Depending on the product or service you sell, you may have to sell to one buyer or an entire buying team. In the case of most e-commerce businesses, the sale will be direct to one consumer (one persona). However, in many B2B sales, a whole team of buyers, all with different personas, have a part in the decision-making process.

If you’re selling to a buying team, persona-based content marketing is crucial. Each member of the buying team likely has a different title or job function and a certain role in purchasing.

Additionally, the bigger the investment, usually the bigger the buying team — making it even more important for businesses selling big-ticket products or services to create and promote content based on buyer personas.

Take an Internet marketing agency as an example: There will likely be a whole team of individuals involved in the buying process. Consider the following members of the buying team, as well as their challenges and pain points and what type of content each may be interested in:
  • VP of Marketing – Interested in understanding how the agency can fulfill his or her company’s needs (higher search engine rankings, content creation and promotion, paid search) and examples of success. Typically the overall decision maker.
    • Relevant content includes: Web copy (explaining products/services) case studies, interviews with customers and thought-leadership pieces.

  • CFO/Controller – Mainly concerned with the pricing model (retainer or service-based payments?), total investment and potential ROI. Usually has a definitive role in the decision-making process.
    • Relevant content includes: price sheets and case studies with ROI metrics.

  • Individual Contributors/Marketers – Must feel comfortable working with the agency on a day-to-day basis and understand the level of expertise the agency can bring. Often influences the decision-making process.
    • Relevant content includes: blog posts that showcase subject matter expertise, company interviews/videos and examples of past work.

Because each member of the buying team has different priorities and preferences, creating content that speaks to each buyer persona is essential in influencing the right people and closing the deal.

Mapping Content To The Buyer’s Journey

In addition to creating content that relates to each buyer persona’s pain points, your content should also map back to a stage in the buyer’s journey.
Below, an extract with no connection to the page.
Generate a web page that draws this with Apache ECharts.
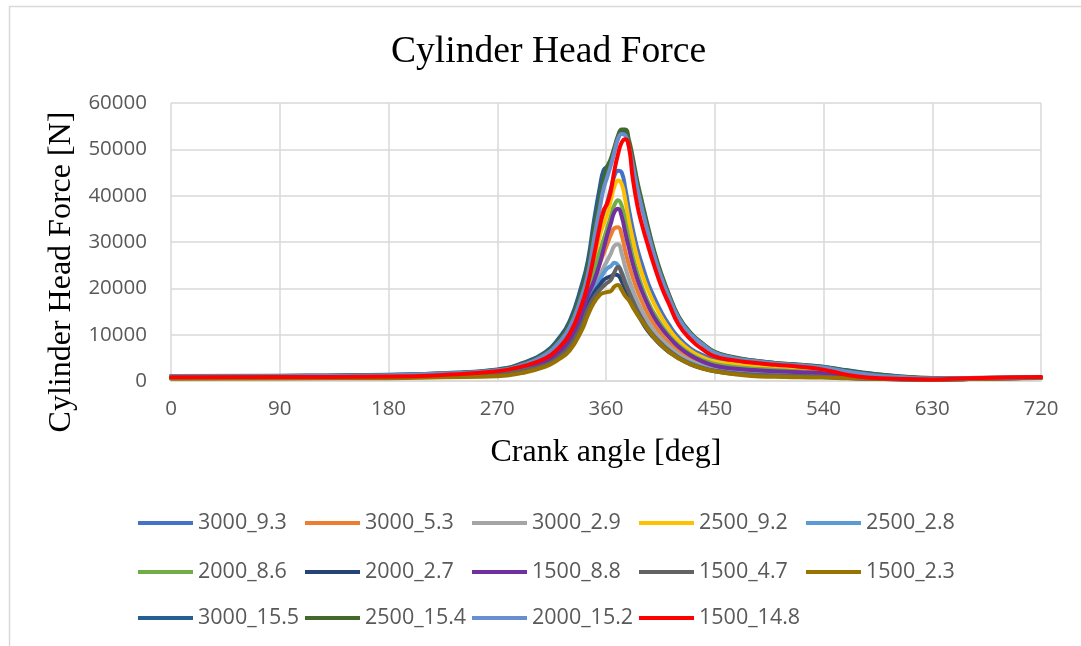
<!DOCTYPE html>
<html>
<head>
<meta charset="utf-8">
<script src="https://cdn.jsdelivr.net/npm/echarts@6/dist/echarts.min.js"></script>
<style>
html,body{margin:0;padding:0;background:#fff;}
#chart{width:1081px;height:646px;}
</style>
</head>
<body>
<div id="chart"></div>
<script>
// Crank angle [deg]
const angles = [0, 90, 180, 225, 270, 290, 310, 320, 330, 340, 345, 350, 355, 358, 361, 364, 367, 370, 373, 376, 379, 382, 386, 390, 395, 400, 406, 412, 420, 430, 440, 450, 465, 480, 500, 520, 540, 560, 580, 600, 630, 660, 690, 720];

const xTicks = [0, 90, 180, 270, 360, 450, 540, 630, 720];
const yTicks = [0, 10000, 20000, 30000, 40000, 50000, 60000];

const seriesNames = ['3000_9.3', '3000_5.3', '3000_2.9', '2500_9.2', '2500_2.8', '2000_8.6', '2000_2.7', '1500_8.8', '1500_4.7', '1500_2.3', '3000_15.5', '2500_15.4', '2000_15.2', '1500_14.8'];

const s3000_9_3 = [900, 950, 1100, 1450, 2200, 3200, 5000, 7000, 10200, 16500, 21000, 26500, 32000, 35500, 38500, 41500, 44300, 45400, 45000, 41500, 37000, 33000, 28500, 25000, 21000, 18000, 14800, 12200, 9400, 7000, 5600, 4600, 3800, 3400, 3000, 2700, 2200, 1400, 900, 650, 450, 550, 700, 800];
const s3000_5_3 = [750, 800, 950, 1250, 1900, 2700, 4300, 6100, 9000, 14800, 18500, 22000, 25500, 27500, 29500, 31500, 33000, 33200, 31500, 28000, 25000, 22500, 19500, 17000, 14300, 12200, 10000, 8300, 6500, 4800, 3700, 2800, 2300, 2000, 1800, 1600, 1300, 800, 550, 450, 350, 450, 600, 700];
const s3000_2_9 = [700, 750, 900, 1200, 1800, 2500, 4000, 5700, 8400, 13800, 17300, 20500, 23000, 24500, 26000, 27500, 29200, 29500, 27500, 24500, 22000, 19800, 17200, 15000, 12700, 10800, 9000, 7500, 5800, 4300, 3300, 2500, 2000, 1700, 1500, 1300, 1100, 750, 550, 450, 350, 450, 600, 700];
const s2500_9_2 = [850, 900, 1050, 1400, 2100, 3000, 4700, 6600, 9700, 15800, 20500, 26000, 31500, 33800, 36000, 39000, 42000, 43300, 42500, 39000, 34500, 30800, 26500, 23000, 19500, 16600, 13700, 11300, 8700, 6500, 5100, 4200, 3600, 3200, 2800, 2500, 2000, 1200, 800, 600, 400, 500, 650, 750];
const s2500_2_8 = [680, 720, 870, 1150, 1750, 2450, 3900, 5500, 8200, 13300, 16700, 19700, 22000, 23300, 24300, 24800, 25500, 25000, 23500, 21500, 19500, 17600, 15300, 13400, 11300, 9700, 8100, 6700, 5200, 3900, 3000, 2300, 1800, 1500, 1300, 1200, 1000, 700, 500, 400, 300, 450, 600, 700];
const s2000_8_6 = [800, 850, 1000, 1300, 2000, 2900, 4500, 6300, 9300, 15200, 20000, 24000, 28000, 30500, 33000, 35500, 38000, 39000, 37800, 34300, 30500, 27000, 23300, 20200, 17000, 14500, 12000, 9900, 7700, 5800, 4500, 3700, 3100, 2700, 2400, 2100, 1700, 1000, 700, 550, 400, 500, 650, 750];
const s2000_2_7 = [640, 700, 850, 1120, 1650, 2350, 3700, 5200, 7800, 12800, 16200, 19000, 20800, 21800, 22300, 22600, 23000, 22800, 21500, 19800, 18100, 16500, 14500, 12700, 10700, 9200, 7600, 6300, 4900, 3600, 2700, 2100, 1600, 1300, 1100, 1000, 850, 650, 500, 400, 300, 450, 600, 700];
const s1500_8_8 = [700, 750, 900, 1200, 1800, 2600, 4200, 6000, 8800, 14500, 18500, 21500, 25500, 28500, 31500, 34000, 36500, 37200, 35500, 32000, 28700, 25500, 22000, 19200, 16200, 13700, 11400, 9500, 7400, 5500, 4200, 3300, 2700, 2400, 2100, 1900, 1700, 1000, 650, 500, 350, 450, 600, 700];
const s1500_4_7 = [620, 680, 820, 1100, 1600, 2300, 3500, 5000, 7500, 12200, 15500, 18000, 19700, 20500, 21200, 21800, 23500, 24600, 23200, 21000, 19200, 17400, 15200, 13300, 11200, 9600, 8000, 6600, 5100, 3700, 2800, 2200, 1700, 1400, 1200, 1050, 900, 650, 500, 400, 300, 450, 600, 700];
const s1500_2_3 = [500, 560, 600, 800, 1000, 1700, 3100, 4500, 6600, 11000, 14200, 16900, 18600, 19000, 19200, 19400, 20400, 20700, 19600, 18300, 17400, 16000, 14300, 12800, 11000, 9300, 7700, 6300, 4900, 3600, 2700, 2100, 1500, 1100, 900, 800, 750, 600, 500, 450, 300, 450, 550, 650];
const s3000_15_5 = [1100, 1150, 1350, 1700, 2500, 3800, 6300, 8900, 13000, 20800, 26000, 34500, 42000, 45500, 46300, 47300, 49800, 52500, 53800, 53500, 51000, 47500, 42000, 37800, 32500, 27500, 22500, 18500, 13800, 10300, 8000, 6200, 5100, 4500, 3900, 3500, 3100, 2300, 1600, 1100, 650, 650, 700, 800];
const s2500_15_4 = [1050, 1100, 1300, 1650, 2400, 3600, 6000, 8500, 12300, 19500, 24500, 32500, 39500, 43500, 46200, 48000, 50500, 53000, 54300, 54300, 52000, 48500, 43000, 38500, 33000, 28000, 23000, 18800, 14000, 10400, 8100, 6300, 5200, 4500, 3900, 3500, 3050, 2200, 1500, 1050, 650, 650, 700, 800];
const s2000_15_2 = [1000, 1050, 1250, 1600, 2300, 3400, 5700, 8000, 11600, 18400, 23000, 30500, 37500, 41500, 44000, 46500, 49500, 52300, 53300, 53000, 50500, 46800, 41500, 37000, 31800, 27000, 22200, 18200, 13600, 10100, 7900, 6100, 5000, 4400, 3800, 3400, 2900, 2000, 1300, 900, 550, 600, 700, 800];
const s1500_14_8 = [800, 850, 950, 1300, 2100, 3100, 4900, 6900, 10200, 16500, 21000, 27000, 33500, 36800, 38300, 41000, 45500, 49000, 51500, 52200, 50500, 44000, 37800, 33500, 29000, 24800, 20300, 16700, 12200, 9000, 6800, 5300, 4500, 4000, 3500, 3100, 2450, 1300, 700, 500, 350, 600, 750, 850];

const seriesValues = [s3000_9_3, s3000_5_3, s3000_2_9, s2500_9_2, s2500_2_8, s2000_8_6, s2000_2_7, s1500_8_8, s1500_4_7, s1500_2_3, s3000_15_5, s2500_15_4, s2000_15_2, s1500_14_8];

const colors = ['#4472C4', '#ED7D31', '#A5A5A5', '#FFC000', '#5B9BD5', '#70AD47', '#264478', '#7030A0', '#636363', '#997300', '#255E91', '#43682B', '#698ED0', '#FF0000'];

// legend rows (5 + 5 + 4 entries, like the reference)
const legendRows = [seriesNames.slice(0, 5), seriesNames.slice(5, 10), seriesNames.slice(10)];
const legendTops = [503, 552, 598];

const chart = echarts.init(document.getElementById('chart'));
const sansFont = '"Open Sans", "Liberation Sans", sans-serif';
const serifFont = '"Liberation Serif", "Times New Roman", serif';

chart.setOption({
  animation: false,
  backgroundColor: '#ffffff',
  color: colors,
  title: {
    text: 'Cylinder Head Force',
    left: 391,
    top: 33,
    padding: 0,
    textStyle: { fontFamily: serifFont, fontSize: 37.6, fontWeight: 'normal', color: '#000000' }
  },
  graphic: [{
    type: 'rect',
    silent: true,
    shape: { x: 9.5, y: 6.5, width: 1200, height: 800 },
    style: { fill: 'none', stroke: '#d9d9d9', lineWidth: 1.5 }
  }],
  grid: { left: 171, right: 40, top: 103, bottom: 265, containLabel: false },
  xAxis: {
    type: 'value',
    min: 0, max: 720, interval: 90,
    name: 'Crank angle [deg]',
    nameLocation: 'middle',
    nameGap: 56,
    nameTextStyle: { fontFamily: serifFont, fontSize: 32, color: '#000000' },
    axisLine: { show: true, lineStyle: { color: '#d9d9d9', width: 1.5 } },
    axisTick: { show: false },
    axisLabel: { fontFamily: sansFont, fontSize: 20.5, color: '#595959', margin: 18 },
    splitLine: { show: true, lineStyle: { color: '#d9d9d9', width: 1.5 } }
  },
  yAxis: {
    type: 'value',
    min: 0, max: 60000, interval: 10000,
    name: 'Cylinder Head Force [N]',
    nameLocation: 'middle',
    nameGap: 92,
    nameTextStyle: { fontFamily: serifFont, fontSize: 32, color: '#000000', padding: [0, 60, 0, 0] },
    axisLine: { show: false },
    axisTick: { show: false },
    axisLabel: { fontFamily: sansFont, fontSize: 20.5, color: '#595959', margin: 24, formatter: v => String(v) },
    splitLine: { show: true, lineStyle: { color: '#d9d9d9', width: 1.5 } }
  },
  legend: legendRows.map((row, r) => ({
    left: 138,
    top: legendTops[r],
    padding: 0,
    itemGap: 4,
    itemWidth: 55,
    itemHeight: 4,
    icon: 'rect',
    data: row,
    textStyle: { fontFamily: sansFont, fontSize: 21.5, color: '#595959', lineHeight: 40, width: 103 }
  })),
  series: seriesNames.map((name, i) => ({
    name: name,
    type: 'line',
    showSymbol: false,
    smooth: true,
    data: angles.map((a, j) => [a, seriesValues[i][j]]),
    lineStyle: { width: 4, cap: 'round', join: 'round' },
    emphasis: { disabled: true }
  }))
});
</script>
</body>
</html>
Though buyers will fluctuate between stages — the buying cycle is often nonlinear — the following are generally the three stages each buyer goes through before making a purchase decision:

  • Awareness: The buyer knows he or she has a problem that needs to be solved and searches for content that confirms that need and your business’ ability to fix it. Awareness-stage content also typically includes thought-leadership and third-party content that aligns a brand’s message with experts in the industry, though is often vendor neutral.

  • Consideration: In the consideration stage, the buyer is researching solutions and is looking for content that speaks directly to specific pain points. In this stage, buyer personas are essential, as each persona experiences different challenges that must be addressed through vendor-published content.

  • Decision: At this stage, the buyer is ready to make a purchase decision — a pivotal point in the buying cycle. Decision-stage content often features differentiating information, demos, trials, tools and comparison pieces, as well as content pertaining to the next steps once the purchase has been made.

In Conclusion

Persona-based content marketing is becoming increasingly necessary to achieve success. Creating persona-targeted content that is well-aligned to each stage of the buying cycle offers buyers a better content consumption and overall buying experience.

Without a persona-based content marketing initiative, you run the risk of letting your competitors influence buyers by speaking to their needs and addressing uncertainties through targeted content, increasing purchase consideration along the way.

Though researching and developing personas can be a daunting task, start small and work your way to a full-blown persona-based content marketing strategy to move prospects through the sales cycle and close more business.